How to be Social After Your Divorce

Knowing how to be social after your divorce can be exceptionally difficult. A divorce is a life altering event, and it can leave you feeling lacking in many ways. Whether you’re a man, a woman, or gender non-conforming, marriage can put you into a kind of social isolation, if only because you don’t have to put yourself out there nearly as much anymore.

Discovering How to be Social After Your Divorce

A divorce, obviously, changes that. Suddenly your social circle might be halved. And romantic possibilities will almost certainly require dating of some kind. So how can you be social after your divorce?

The answer depends a lot on your: the nature of your marriage, the reality of your divorce, the temperment of your disposition. Are you a social butterfly? Or do you have difficulty talking to strangers at parties? We offer the following advice in the hopes that it will at least help you think through some of the ways that you could get yourself back out there and start making new connections.

Get Social in Structured Settings

One way to help yourself become more social after a divorce is to be social in structured settings. What’s a structured setting, you ask? Well, it might be best to, perhaps, give you some examples:

  • Meet Ups: People often have similar interests. Maybe there’s a vibrant film appreciation community in your area. Or a strong photography vibe. In either case, there’s likely a group that meets up to enjoy their mutual hobbies. You can find these groups on any number of websites, including Facebook, Instagram, or the aptly named MeetUp. These types of groups usually make new members feel quite welcome!
  • Speed Friending: We all know about speed dating. It’s where you have tiny, microconversations with a large group of people in a very structured setting. (This isn’t a bad idea if you’re divorced, as well.) Speed-friending is the same basic concept, only you’re looking for friends instead of looking for romantic partners. Whether you look into speed-friending or speed-dating really depends on your desired outcome.
  • Adventure Groups: These are kind of like “Meet Ups,” but they feel almost more like grown up field trips. The group will organize an outing to a baseball game or a mountain climbing facility or something like that. These grown up field trips help you have a good time and make some new friends.

Making friends and being social can get harder as you age.
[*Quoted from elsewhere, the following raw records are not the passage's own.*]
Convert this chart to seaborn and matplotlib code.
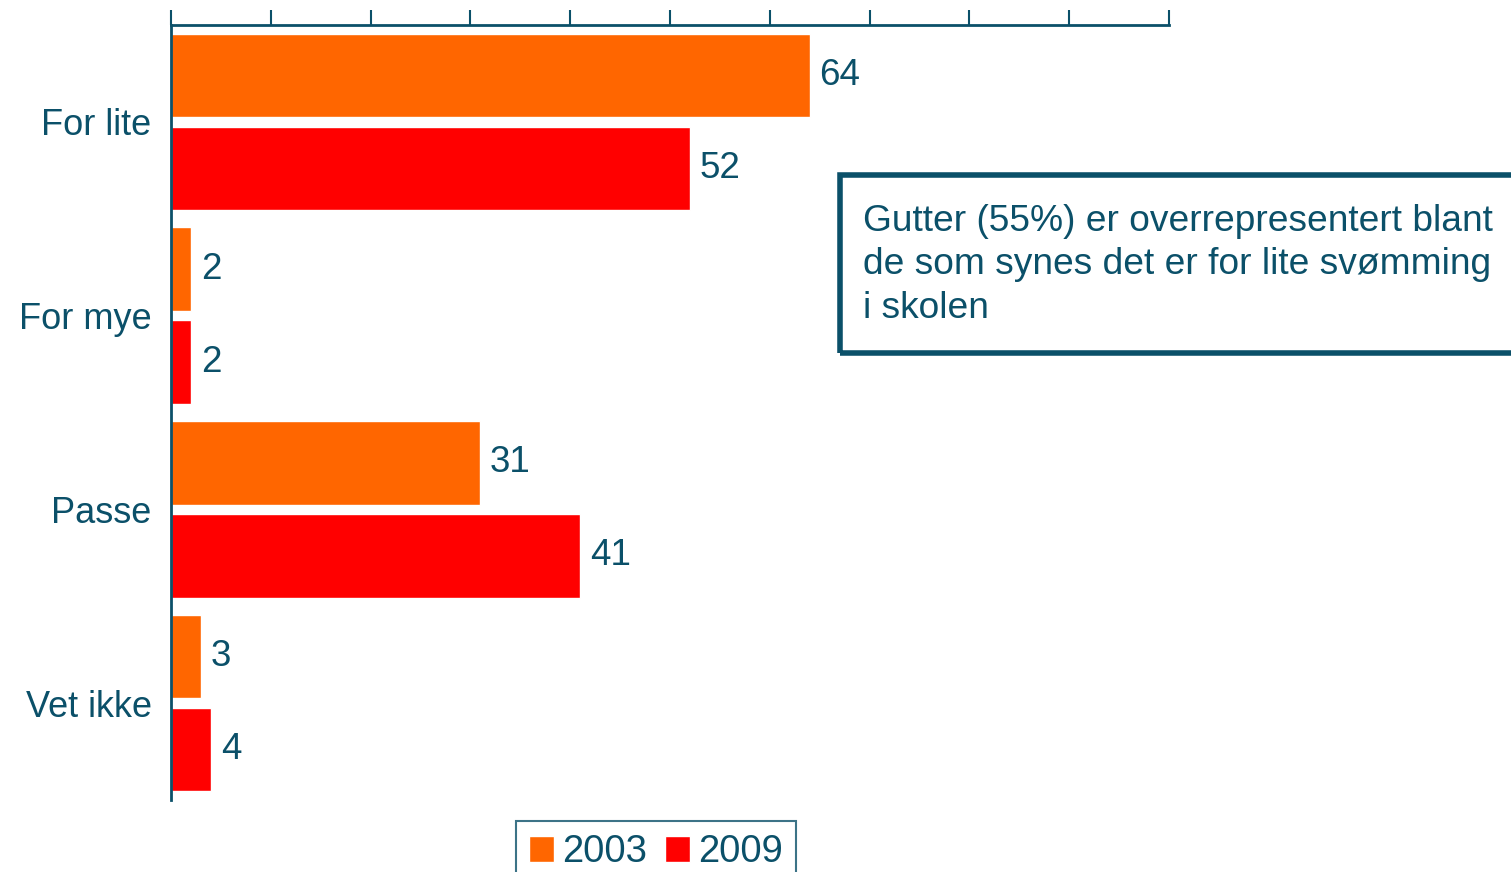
import pandas as pd
import matplotlib.pyplot as plt
import seaborn as sns
from matplotlib.patches import Rectangle, Patch

# =========================
# DATA
# =========================
categories = ["For lite", "For mye", "Passe", "Vet ikke"]
years = ["2003", "2009"]
values_2003 = [64, 2, 31, 3]
values_2009 = [52, 2, 41, 4]

note_text = ("Gutter (55%) er overrepresentert blant\n"
             "de som synes det er for lite svømming\n"
             "i skolen")

# =========================
# STYLE
# =========================
TEAL = "#0B5069"
COLORS = {"2003": "#FF6600", "2009": "#FF0000"}

sns.set_style("white")
plt.rcParams["font.family"] = ["Liberation Sans", "DejaVu Sans"]

df = pd.DataFrame({
    "kategori": categories * 2,
    "aar": [years[0]] * len(categories) + [years[1]] * len(categories),
    "verdi": values_2003 + values_2009,
})

# =========================
# PLOT
# =========================
fig = plt.figure(figsize=(15.11, 8.72), dpi=100)
ax = fig.add_axes([171 / 1511, 1 - 800 / 872, 998 / 1511, 775 / 872])

sns.barplot(data=df, y="kategori", x="verdi", hue="aar", order=categories,
            hue_order=years, palette=COLORS, orient="h", width=0.96,
            gap=0.1, saturation=1, legend=False, ax=ax)

for cont in ax.containers:
    ax.bar_label(cont, fmt="%d", padding=7, fontsize=26.5, color=TEAL)

ax.set_xlim(0, 100)
ax.set_ylim(3.5, -0.5)
ax.set_xlabel("")
ax.set_ylabel("")
ax.set_xticks(range(0, 101, 10))
ax.xaxis.tick_top()
ax.tick_params(axis="x", which="both", length=11, width=1.5, color=TEAL,
               labeltop=False, labelbottom=False, direction="out")
ax.tick_params(axis="y", length=0, labelsize=26, labelcolor=TEAL, pad=14)

for side in ["right", "bottom"]:
    ax.spines[side].set_visible(False)
for side in ["top", "left"]:
    ax.spines[side].set_color(TEAL)
    ax.spines[side].set_linewidth(2)

# note box
fig.patches.append(Rectangle((840 / 1511, 1 - 353 / 872), 700 / 1511, 178 / 872,
                             transform=fig.transFigure, fill=False,
                             edgecolor=TEAL, linewidth=4))
fig.text(863 / 1511, 1 - 265 / 872, note_text, fontsize=26.7, color=TEAL,
         va="center", ha="left", linespacing=1.32)

# legend
handles = [Patch(facecolor=COLORS[y], label=y) for y in years]
leg = fig.legend(handles=handles, loc="upper left", ncol=2,
                 bbox_to_anchor=(516 / 1511, 1 - 821 / 872), borderaxespad=0,
                 fontsize=27.5, frameon=True, fancybox=False,
                 handlelength=0.65, handleheight=0.65, handletextpad=0.22,
                 columnspacing=0.45, borderpad=0.35)
leg.get_frame().set_edgecolor(TEAL)
leg.get_frame().set_linewidth(1.5)
for t in leg.get_texts():
    t.set_color(TEAL)

fig.savefig("out.png", dpi=100)
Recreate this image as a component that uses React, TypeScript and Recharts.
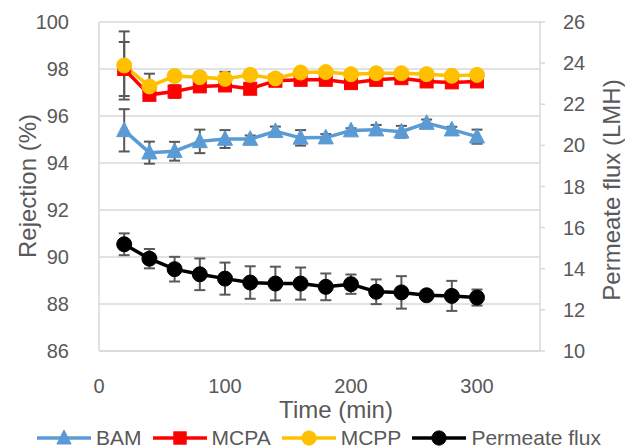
import React from 'react';
import { ComposedChart, Line, XAxis, YAxis, CartesianGrid, ErrorBar, Legend } from 'recharts';

const time = [20, 40, 60, 80, 100, 120, 140, 160, 180, 200, 220, 240, 260, 280, 300];
const bam = [95.39, 94.44, 94.5, 94.92, 95.02, 95.02, 95.35, 95.07, 95.08, 95.38, 95.42, 95.33, 95.7, 95.42, 95.12];
const bamErr = [0.9, 0.47, 0.4, 0.5, 0.38, 0.15, 0.2, 0.33, 0.15, 0.1, 0.2, 0.25, 0.15, 0.12, 0.3];
const mcpa = [98.0, 96.9, 97.04, 97.26, 97.3, 97.16, 97.5, 97.54, 97.54, 97.4, 97.54, 97.61, 97.47, 97.43, 97.47];
const mcpaErr = [1.15, 0.2, 0.27, 0.15, 0.15, 0.15, 0.1, 0.1, 0.1, 0.1, 0.1, 0.1, 0.1, 0.1, 0.1];
const mcpp = [98.15, 97.26, 97.7, 97.65, 97.58, 97.75, 97.6, 97.85, 97.87, 97.78, 97.82, 97.82, 97.78, 97.71, 97.75];
const mcppErr = [1.45, 0.54, 0.15, 0.2, 0.3, 0.1, 0.15, 0.1, 0.1, 0.1, 0.1, 0.1, 0.1, 0.1, 0.1];
const flux = [15.19, 14.49, 13.98, 13.73, 13.52, 13.33, 13.28, 13.28, 13.12, 13.25, 12.88, 12.85, 12.71, 12.68, 12.6];
const fluxErr = [0.53, 0.47, 0.6, 0.77, 0.78, 0.79, 0.82, 0.78, 0.65, 0.47, 0.6, 0.79, 0.1, 0.73, 0.39];

const xTicks = [0, 100, 200, 300];
const leftTicks = [86, 88, 90, 92, 94, 96, 98, 100];
const rightTicks = [10, 12, 14, 16, 18, 20, 22, 24, 26];

const seriesNames = ['BAM', 'MCPA', 'MCPP', 'Permeate flux'];
const seriesColors = ['#5B9BD5', '#FF0000', '#FFC000', '#000000'];
const seriesShapes = ['triangle', 'square', 'circle', 'circle'];

const data = time.map((t, i) => ({
  time: t,
  bam: bam[i], bamErr: bamErr[i],
  mcpa: mcpa[i], mcpaErr: mcpaErr[i],
  mcpp: mcpp[i], mcppErr: mcppErr[i],
  flux: flux[i], fluxErr: fluxErr[i],
}));

const FONT = '"Liberation Sans", Arial, sans-serif';
const TEXT = '#595959';
const GRID = '#d9d9d9';
const ERR = '#595959';

function Marker({ shape, color, cx, cy, s = 1 }: any) {
  if (cx == null || cy == null) return null;
  if (shape === 'triangle') {
    const h = 14 * s, w = 15 * s;
    return <polygon points={`${cx},${cy - h * 0.6} ${cx - w / 2},${cy + h * 0.45} ${cx + w / 2},${cy + h * 0.45}`} fill={color} stroke={color} strokeWidth={1} />;
  }
  if (shape === 'square') {
    const a = 13 * s;
    return <rect x={cx - a / 2} y={cy - a / 2} width={a} height={a} fill={color} stroke={color} strokeWidth={1} />;
  }
  return <circle cx={cx} cy={cy} r={7.5 * s} fill={color} stroke={color} strokeWidth={1} />;
}

const makeDot = (i: number) => (props: any) => (
  <Marker key={`${i}-${props.index}`} shape={seriesShapes[i]} color={seriesColors[i]} cx={props.cx} cy={props.cy} />
);

const LegendContent = () => (
  <div style={{ display: 'flex', justifyContent: 'center', alignItems: 'center', paddingLeft: 12, fontFamily: FONT, fontSize: 21, color: TEXT }}>
    {seriesNames.map((n, i) => (
      <div key={n} style={{ display: 'flex', alignItems: 'center', marginRight: i < 3 ? 10 : 0 }}>
        <svg width={56} height={20} style={{ marginRight: 4 }}>
          <line x1={1} y1={10} x2={55} y2={10} stroke={seriesColors[i]} strokeWidth={3.5} />
          <Marker shape={seriesShapes[i]} color={seriesColors[i]} cx={28} cy={10} s={0.95} />
        </svg>
        <span style={{ lineHeight: '20px' }}>{n}</span>
      </div>
    ))}
  </div>
);

export default function App() {
  return (
    <div style={{ position: 'absolute', left: 0, top: 0, width: 625, height: 448, background: '#fff' }}>
      <ComposedChart width={625} height={448} data={data} margin={{ top: 22, right: 0, bottom: 0, left: 0 }}>
        <CartesianGrid yAxisId="left" vertical={false} stroke={GRID} strokeWidth={1.5} />
        <XAxis
          dataKey="time"
          type="number"
          domain={[0, 350]}
          ticks={xTicks}
          height={97}
          tickLine={false}
          tickMargin={22}
          axisLine={{ stroke: GRID, strokeWidth: 1.5 }}
          tick={{ fill: TEXT, fontSize: 20, fontFamily: FONT }}
          label={{
            content: () => (
              <text x={336} y={409} textAnchor="middle" dominantBaseline="central" fill={TEXT} fontSize={24} fontFamily={FONT}>Time (min)</text>
            ),
          }}
        />
        <YAxis
          yAxisId="left"
          orientation="left"
          width={99}
          domain={[86, 100]}
          ticks={leftTicks}
          interval={0}
          tickLine={false}
          tickMargin={24}
          axisLine={{ stroke: GRID, strokeWidth: 1.5 }}
          tick={{ fill: TEXT, fontSize: 20, fontFamily: FONT }}
          label={{
            content: () => (
              <text x={27} y={186} transform="rotate(-90 27 186)" textAnchor="middle" dominantBaseline="central" fill={TEXT} fontSize={24} fontFamily={FONT}>Rejection (%)</text>
            ),
          }}
        />
        <YAxis
          yAxisId="right"
          orientation="right"
          width={85}
          domain={[10, 26]}
          ticks={rightTicks}
          interval={0}
          tickSize={5}
          tickMargin={18}
          tickLine={{ stroke: GRID, strokeWidth: 1.5 }}
          axisLine={{ stroke: GRID, strokeWidth: 1.5 }}
          tick={{ fill: TEXT, fontSize: 20, fontFamily: FONT }}
          label={{
            content: () => (
              <text x={611} y={190} transform="rotate(-90 611 190)" textAnchor="middle" dominantBaseline="central" fill={TEXT} fontSize={24} fontFamily={FONT}>Permeate flux (LMH)</text>
            ),
          }}
        />
        <Legend
          verticalAlign="middle"
          align="center"
          layout="horizontal"
          wrapperStyle={{ top: 428, left: 0, width: 625 }}
          content={() => <LegendContent />}
        />
        <Line yAxisId="left" dataKey="bam" stroke={seriesColors[0]} strokeWidth={3.5} dot={makeDot(0)} isAnimationActive={false}>
          <ErrorBar dataKey="bamErr" direction="y" width={5.5} stroke={ERR} strokeWidth={2} />
        </Line>
        <Line yAxisId="left" dataKey="mcpa" stroke={seriesColors[1]} strokeWidth={3.5} dot={makeDot(1)} isAnimationActive={false}>
          <ErrorBar dataKey="mcpaErr" direction="y" width={5.5} stroke={ERR} strokeWidth={2} />
        </Line>
        <Line yAxisId="left" dataKey="mcpp" stroke={seriesColors[2]} strokeWidth={3.5} dot={makeDot(2)} isAnimationActive={false}>
          <ErrorBar dataKey="mcppErr" direction="y" width={5.5} stroke={ERR} strokeWidth={2} />
        </Line>
        <Line yAxisId="right" dataKey="flux" stroke={seriesColors[3]} strokeWidth={3.5} dot={makeDot(3)} isAnimationActive={false}>
          <ErrorBar dataKey="fluxErr" direction="y" width={5.5} stroke={ERR} strokeWidth={2} />
        </Line>
      </ComposedChart>
    </div>
  );
}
But it’s important to make these social connections. Doing so in a structured way can take some of the pressure off yourself. You can either make friends or not, no big deal. And it sure beats approaching random strangers to start conversations!

Get Social in Digital Spaces

After your divorce, it can be pretty difficult to start dating again. That’s why the advent of digital dating has been so beneficial. I know many older people take a dim view of online dating, but it’s one of the best low-stakes ways to put yourself out there. These days, you have plenty of options:

  • Casual options: Online dating now has options for strictly casual connections. Options such as Tinder, Grindr, and Bumble (the latter of which puts women in the driver’s seat) allow you to put yourself out there in a casual way with low stakes.
  • Relationship options: There are any number of dating websites that behave more as matchmakers. These sites, such as OKCupid, are perfect for finding a possible date or two (or making some friends as well).

Here’s the thing about online dating, though: you need to be clear and honest. Online dating usually works best for those who are transparent and communicate well. One of the possible benefits of going through a divorce is that, well, you have a better understanding of what you want out of a relationship. Online dating apps make it easier to achieve that.

Do What’s Best for You

After a divorce, it’s always a good idea to take some time and focus on yourself. You could, for example, take ten minutes a day and grieve for your previous marriage. That’s normal, that’s healthy.

But it’s also normal and healthy to move on with your life. It’s not a bad idea to get some professional advice in terms of how long you might need to recover from your marriage. Do some research, listen to what your mind and body are telling you. And be nice to yourself.

Knowing how to be social after your divorce can help all of that, of course. Surrounding yourself with friends and loved ones can have all kinds of benefits. Sometimes after a divorce, you need to start over. But that’s okay, because you’ve learned along the way. Being social after your divorce is a great way to actually do that work of starting over–and it can lead to even bigger and brighter benefits along the way.